Suppose you have a type with noncopyable generic parameters. The type itself may or may not be copyable. The type might be unconditionally noncopyable, so everything is suppressed:
struct G<T: ~Copyable, U: ~Copyable>: ~Copyable {}
The type might be unconditionally copyable (an example is UnsafePointer; even if T is noncopyable, the pointer can be copied):
struct G<T: ~Copyable, U: ~Copyable> /* : Copyable */ {}
The tricky case is conditional copyability. Because of the restrictions on conditional requirements of Copyable specifically, the conditional Copyable conformance requires that some subset of generic parameters is Copyable. With G, there are three possibilities, but two are mirror images of each other:
extension G: Copyable /* where T: Copyable, U: Copyable */ {}
extension G: Copyable where T: ~Copyable /* , U: Copyable */ {}
Now, if I instantiate a conditionally or unconditionally Copyable type with generic arguments that are all Copyable, the result must be Copyable as well. This means if I start with the "universe" of copyable types, and apply a bunch of type constructors that might be conditionally copyable, the result is always copyable; I cannot escape my "universe".
On the other hand, the first case of an unconditionally noncopyable type is different, because it allows you to construct a noncopyable type even if you didn't utter ~Copyable in your own source code.
So another way to change the extension rule is to say that there are no default conformance requirements in an extension of an unconditionally noncopyable type.
In an extension of a concrete type, Self is the generic type with the identity substitutions applied, so like G<T, U> here. Then, the requirement G<T, U>: Copyable simplifies into exactly the conditional requirements of Copyable.
I think this almost gets you all of the way, however the case of an unconditional Copyable conformance might not give you the right behavior. For example, given struct UnsafePointer<T: ~Copyable> /* : Copyable */ {}, an existing user who writes extension UnsafePointer would get extension UnsafePointer where Self: Copyable, which is UnsafePointer<T>: Copyable which simplifies away entirely (there's no implied requirement that T: Copyable because it doesn't need to be for UnsafePointer<T> to be copyable). So now your extension gives you a noncopyable T, which might not be what you wanted.

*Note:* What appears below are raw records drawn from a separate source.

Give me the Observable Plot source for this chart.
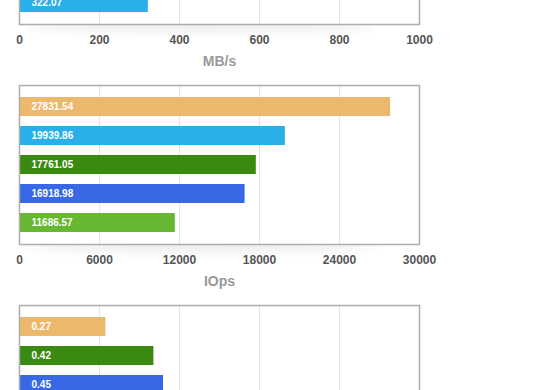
<!DOCTYPE html>
<html><head><meta charset="utf-8">
<script src="https://cdn.jsdelivr.net/npm/d3@7"></script>
<script src="https://cdn.jsdelivr.net/npm/@observablehq/plot@0.6"></script>
<style>
body{margin:0;background:#fff;overflow:hidden;height:390px;}
#wrap{margin-top:-145px;}
#wrap svg{display:block;}
</style></head><body><div id="wrap"></div>
<script>
// systems and their colours
const systems = ["A","B","C","D","E"];
const systemColors = ["#ecb86c","#29b0e8","#3a8a12","#3868e6","#66b832"];

// throughput panel (only the last bar is visible)
const mbSystems = ["B"];
const mbRanks = [5];
const mbValues = [322.07];
const mbTicks = [0,200,400,600,800,1000];
const mbLabel = "MB/s";

// IOps panel
const iopsSystems = ["A","B","C","D","E"];
const iopsRanks = [1,2,3,4,5];
const iopsValues = [27831.54,19939.86,17761.05,16918.98,11686.57];
const iopsTicks = [0,6000,12000,18000,24000,30000];
const iopsLabel = "IOps";

// latency panel (only the first bars are visible; its axis lies below the view)
const latSystems = ["A","C","D"];
const latRanks = [1,2,3];
const latValues = [0.27,0.42,0.45];
const latTicks = [0,0.25,0.5,0.75,1,1.25];
const latLabel = null;

const rankDomain = [1,2,3,4,5];

function panel(sysArr, ranks, values, ticks, label, showAxis) {
  const rows = values.map((v,i)=>({system:sysArr[i], rank:ranks[i], value:v}));
  const svg = Plot.plot({
    width:560, height:220, marginTop:10, marginBottom:51, marginLeft:19, marginRight:141,
    style:{background:"#fff", fontFamily:"'Liberation Sans', Arial, Helvetica, sans-serif"},
    x:{domain:[ticks[0], ticks[ticks.length-1]]},
    y:{type:"band", domain:rankDomain, paddingInner:1/3, paddingOuter:0.3167, axis:null},
    color:{domain:systems, range:systemColors},
    marks:[
      Plot.gridX(ticks.slice(1,-1), {stroke:"#e4e4e4", strokeOpacity:1, strokeWidth:1}),
      Plot.barX(rows, {y:"rank", x:"value", fill:"system"}),
      Plot.text(rows, {y:"rank", x:d=>0, dx:12, text:d=>String(d.value), textAnchor:"start", fill:"white", fontWeight:"bold", fontSize:10}),
      Plot.frame({stroke:"#adadad", strokeWidth:1.5}),
      showAxis ? Plot.axisX(ticks, {tickSize:0, tickPadding:11, fontSize:12, fontWeight:"bold", color:"#555", tickFormat:d=>String(d), label:null}) : Plot.axisX({ticks:[], label:null}),
      label ? Plot.text([label], {frameAnchor:"bottom", dy:41, text:d=>d, fontSize:14, fontWeight:"bold", fill:"#999"}) : null
    ]
  });
  // soft shadow under the frame
  const s = d3.select(svg);
  const id = "sh" + Math.random().toString(36).slice(2,8);
  const defs = s.insert("defs", ":first-child");
  defs.append("filter").attr("id", id+"f").attr("x","-20%").attr("y","-200%").attr("width","140%").attr("height","500%")
    .append("feGaussianBlur").attr("stdDeviation", 5);
  defs.append("clipPath").attr("id", id+"c").append("rect")
    .attr("x",0).attr("y",170).attr("width",560).attr("height",40);
  s.insert("g", "defs + *").attr("clip-path", `url(#${id}c)`)
    .append("ellipse").attr("cx",200).attr("cy",170).attr("rx",175).attr("ry",7)
    .attr("fill","#000").attr("fill-opacity",0.07).attr("filter",`url(#${id}f)`);
  return svg;
}

const wrap = document.getElementById("wrap");
wrap.append(panel(mbSystems, mbRanks, mbValues, mbTicks, mbLabel, true));
wrap.append(panel(iopsSystems, iopsRanks, iopsValues, iopsTicks, iopsLabel, true));
wrap.append(panel(latSystems, latRanks, latValues, latTicks, latLabel, false));
</script></body></html>
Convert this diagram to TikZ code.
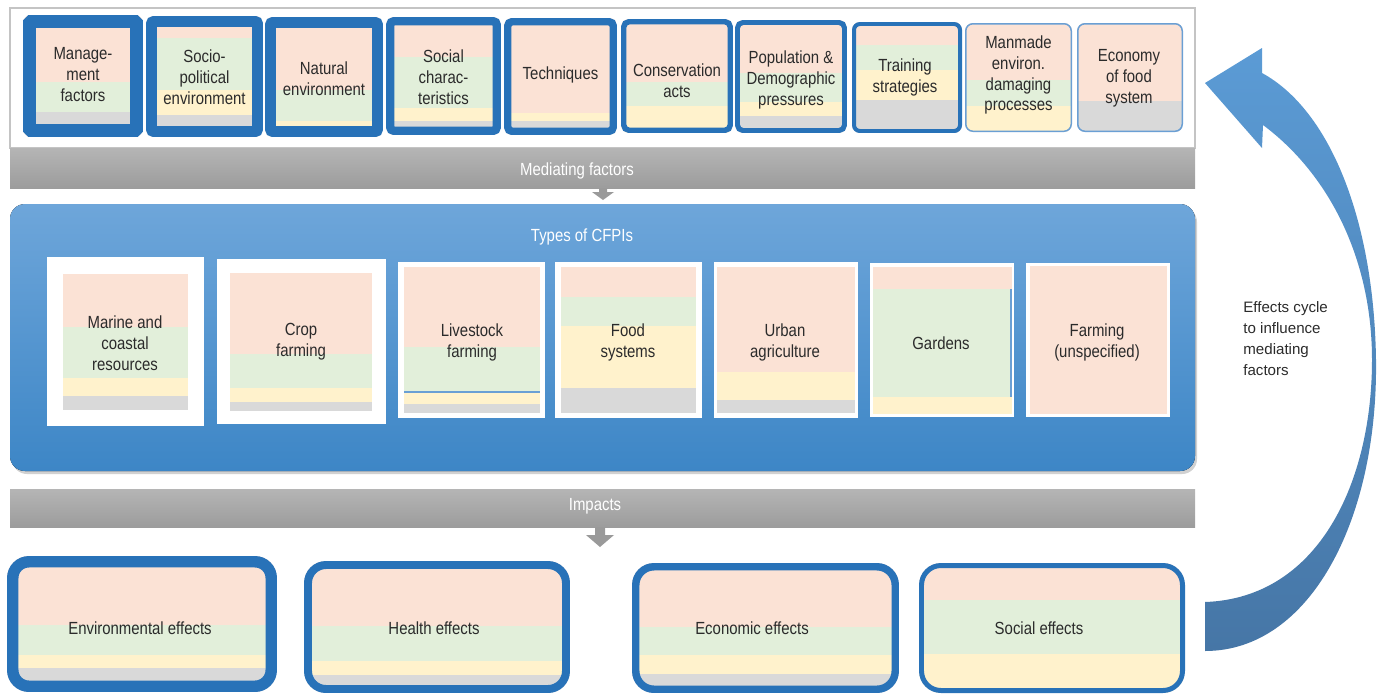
\documentclass[tikz,border=0pt]{standalone}
\usepackage{fontspec}
\setmainfont{Liberation Sans}[FakeStretch=0.85]
\newfontfamily\widesans{Liberation Sans}
\definecolor{peach}{HTML}{FBE2D5}
\definecolor{mint}{HTML}{E2EFDA}
\definecolor{cream}{HTML}{FFF2CC}
\definecolor{ash}{HTML}{D9D9D9}
\definecolor{frameblue}{HTML}{2872B8}
\definecolor{paleblue}{HTML}{6A9FD4}
\definecolor{inktext}{HTML}{2B2B2B}
\definecolor{panelgrey}{HTML}{C4C4C4}
\definecolor{barlight}{HTML}{B5B5B5}
\definecolor{bardark}{HTML}{9C9C9C}
\definecolor{arrowgrey}{HTML}{9A9A9A}
\definecolor{cfpitop}{HTML}{6EA6DA}
\definecolor{cfpibottom}{HTML}{3D86C6}
\definecolor{cyclelight}{HTML}{5B9BD5}
\definecolor{cycledark}{HTML}{4676A6}

% colour bands: left x, right x, list of top/bottom/colour
\newcommand{\bands}[3]{\foreach \ya/\yb/\cl in {#3} \fill[fill=\cl] (#1,-\ya) rectangle (#2,-\yb);}
% framed box: [colour] x1, y1, x2, y2, border (px), outer radius (pt), bands
\newcommand{\ringbox}[8][frameblue]{%
  \begin{scope}
    \clip[rounded corners=#7pt] (#2,-#3) rectangle (#4,-#5);
    \bands{#2}{#4}{#8}
  \end{scope}
  \pgfmathsetmacro\rc{max(0.5,#7-0.2835*#6)}
  \draw[#1, line width=#6*0.567pt, rounded corners=\rc pt]
    ({#2+#6/2},{-#3-#6/2}) rectangle ({#4-#6/2},{-#5+#6/2});}
% white framed box: frame x1, y1, x2, y2, inner x1, inner x2, bands
\newcommand{\cfpibox}[7]{%
  \fill[white] (#1,-#2) rectangle (#3,-#4);
  \bands{#5}{#6}{#7}}

\begin{document}
\begin{tikzpicture}[x=0.02cm, y=0.02cm]
	\tikzstyle{every node}+=[inner sep=0pt]
	\tikzstyle{boxtext}=[align=center, text=inktext, font=\fontsize{10}{11.9}\selectfont]
	\tikzstyle{bartext}=[text=white, font=\fontsize{10}{11.9}\selectfont]
	\tikzstyle{greybar}=[top color=barlight, bottom color=bardark]
	\useasboundingbox (0,0) rectangle (1390,-694);
	% mediating factors
	\draw [panelgrey, fill=white, line width=1pt] (10,-8) rectangle (1195,-148);
	\ringbox{23}{15}{143}{137}{13}{4.5}{15/82/peach, 82/112/mint, 112/137/ash}
	\ringbox{146}{16}{263}{137}{11}{4.5}{16/38/peach, 38/90/mint, 90/115/cream, 115/137/ash}
	\ringbox{265}{17}{383}{137}{11}{4.5}{17/90/peach, 90/121/mint, 121/137/cream}
	\ringbox{386}{17}{501}{135}{8.5}{4.5}{17/57/peach, 57/108/mint, 108/121/cream, 121/135/ash}
	\ringbox{504}{18}{617}{135}{7.5}{4.5}{18/113/peach, 113/121/cream, 121/135/ash}
	\ringbox{621}{19}{733}{133}{5.5}{4.5}{19/82/peach, 82/106/mint, 106/133/cream}
	\ringbox{735}{20}{847}{133}{5}{4.5}{20/73/peach, 73/102/mint, 102/116/cream, 116/133/ash}
	\ringbox{852}{22}{962}{133}{4}{4.5}{22/45/peach, 45/70/mint, 70/100/cream, 100/133/ash}
	\ringbox[paleblue]{965}{23}{1072}{132}{1.5}{4.5}{23/80/peach, 80/106/mint, 106/132/cream}
	\ringbox[paleblue]{1077}{23}{1183}{132}{1.5}{4.5}{23/101/peach, 101/132/ash}
	\node [boxtext] (mgmt) at (83,-74.5) {Manage-\\ment\\factors};
	\node [boxtext] (socio) at (204.5,-77) {Socio-\\political\\environment};
	\node [boxtext] (natural) at (324,-78.5) {Natural\\environment};
	\node [boxtext] (social) at (443.5,-77) {Social\\charac-\\teristics};
	\node [boxtext] (techniques) at (560.5,-75) {Techniques};
	\node [boxtext] (conservation) at (677,-80.5) {Conservation\\acts};
	\node [boxtext] (population) at (791,-80) {Population \&\\Demographic\\pressures};
	\node [boxtext] (training) at (905,-77.5) {Training\\strategies};
	\node [boxtext] (manmade) at (1018.5,-75) {Manmade\\environ.\\damaging\\processes};
	\node [boxtext] (economy) at (1129,-78) {Economy\\of food\\system};
	\fill [greybar] (10,-148) rectangle (1195,-188);
	\node [bartext] (mediating) at (577,-171) {Mediating factors};
	\fill [arrowgrey] (599,-188) -- (607,-188) -- (607,-192) -- (614,-192) -- (603,-200) -- (592,-192) -- (599,-192) -- cycle;
	% types of CFPIs
	\fill [black!18, rounded corners=8.5pt] (12,-207) rectangle (1197,-474);
	\fill [top color=cfpitop, bottom color=cfpibottom, rounded corners=8.5pt] (10,-204) rectangle (1195,-471);
	\node [bartext] (cfpis) at (582,-237) {Types of CFPIs};
	\cfpibox{47}{257}{204}{426}{63}{188}{274/327/peach, 327/378/mint, 378/396/cream, 396/410/ash}
	\cfpibox{217}{259}{386}{424}{230}{372}{273/354/peach, 354/388/mint, 388/402/cream, 402/411/ash}
	\cfpibox{398}{262}{545}{418}{404}{540}{267/347/peach, 347/392/mint, 392/404/cream, 404/413/ash}
	\cfpibox{555}{262}{702}{418}{561}{696}{267/297/peach, 297/326/mint, 326/388/cream, 388/413/ash}
	\cfpibox{714}{262}{858}{418}{717}{855}{267/372/peach, 372/400/cream, 400/413/ash}
	\cfpibox{870}{263}{1014}{417}{873}{1012}{267/289/peach, 289/397/mint, 397/414/cream}
	\cfpibox{1026}{263}{1170}{417}{1030}{1167}{266/414/peach}
	\draw [paleblue, line width=0.6pt] (404,-392) -- (540,-392);
	\draw [paleblue, line width=0.6pt] (1011,-289) -- (1011,-397);
	\node [boxtext] (marine) at (125,-343) {Marine and\\coastal\\resources};
	\node [boxtext] (crop) at (301,-342) {Crop\\farming};
	\node [boxtext] (livestock) at (472,-342) {Livestock\\farming};
	\node [boxtext] (foodsys) at (628,-342) {Food\\systems};
	\node [boxtext] (urban) at (785,-342) {Urban\\agriculture};
	\node [boxtext] (gardens) at (941,-343) {Gardens};
	\node [boxtext] (farming) at (1097,-342) {Farming\\(unspecified)};
	% impacts
	\fill [greybar] (10,-489) rectangle (1195,-527);
	\node [bartext] (impacts) at (595,-506) {Impacts};
	\fill [arrowgrey] (595,-527) -- (605,-527) -- (605,-535) -- (614,-535) -- (600,-547) -- (586,-535) -- (595,-535) -- cycle;
	\ringbox{7}{556}{277}{692}{11.5}{12.5}{556/625/peach, 625/655/mint, 655/668/cream, 668/692/ash}
	\ringbox{304}{561}{570}{693}{8}{12.5}{561/626/peach, 626/661/mint, 661/675/cream, 675/693/ash}
	\ringbox{632}{563}{899}{693}{7.5}{12.5}{563/627/peach, 627/655/mint, 655/674/cream, 674/693/ash}
	\ringbox{919}{563}{1185}{693}{5}{12.5}{563/600/peach, 600/654/mint, 654/693/cream}
	\node [boxtext] (envfx) at (140,-628) {Environmental effects};
	\node [boxtext] (healthfx) at (434,-628) {Health effects};
	\node [boxtext] (econfx) at (752,-628) {Economic effects};
	\node [boxtext] (socialfx) at (1039,-628) {Social effects};
	% effects cycle
	\path [top color=cyclelight, bottom color=cycledark]
		(1205,-651) .. controls (1310,-651) and (1378,-520) .. (1376,-360)
		.. controls (1374,-220) and (1330,-110) .. (1262,-73)
		-- (1262,-48) -- (1205,-83) -- (1262,-148) -- (1263,-125)
		.. controls (1330,-175) and (1372,-260) .. (1372,-360)
		.. controls (1372,-480) and (1320,-598) .. (1205,-602) -- cycle;
	\node [anchor=west, align=left, text=inktext, font=\widesans\fontsize{8.6}{11.9}\selectfont] (cycle) at (1243,-338.5) {Effects cycle\\to influence\\mediating\\factors};
\end{tikzpicture}
\end{document}
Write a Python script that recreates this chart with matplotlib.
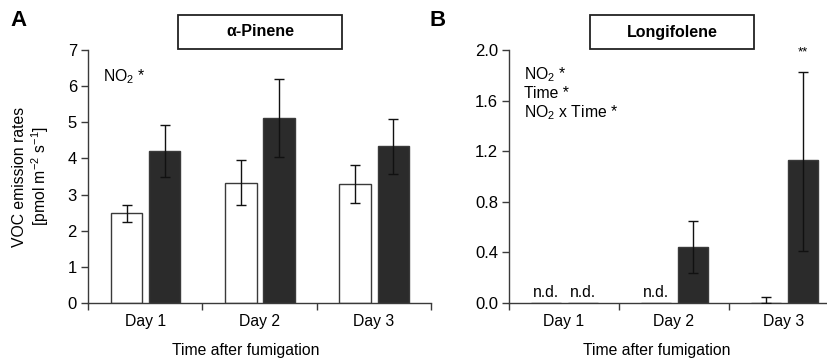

On the subject of redundant requirements in general:
So back in the day (Swift 5.7 or 5.8, I forget now) we used to diagnose redundant generic requirements. This was disabled by default at some point and then I removed the code recently. So writing T: Copyable anywhere is just silently ignored. The compiler happily accepts this for example even though the entire where clause is pointless:
func f<T: Sequence>(_: T) where T: Sequence, T.Iterator: IteratorProtocol {}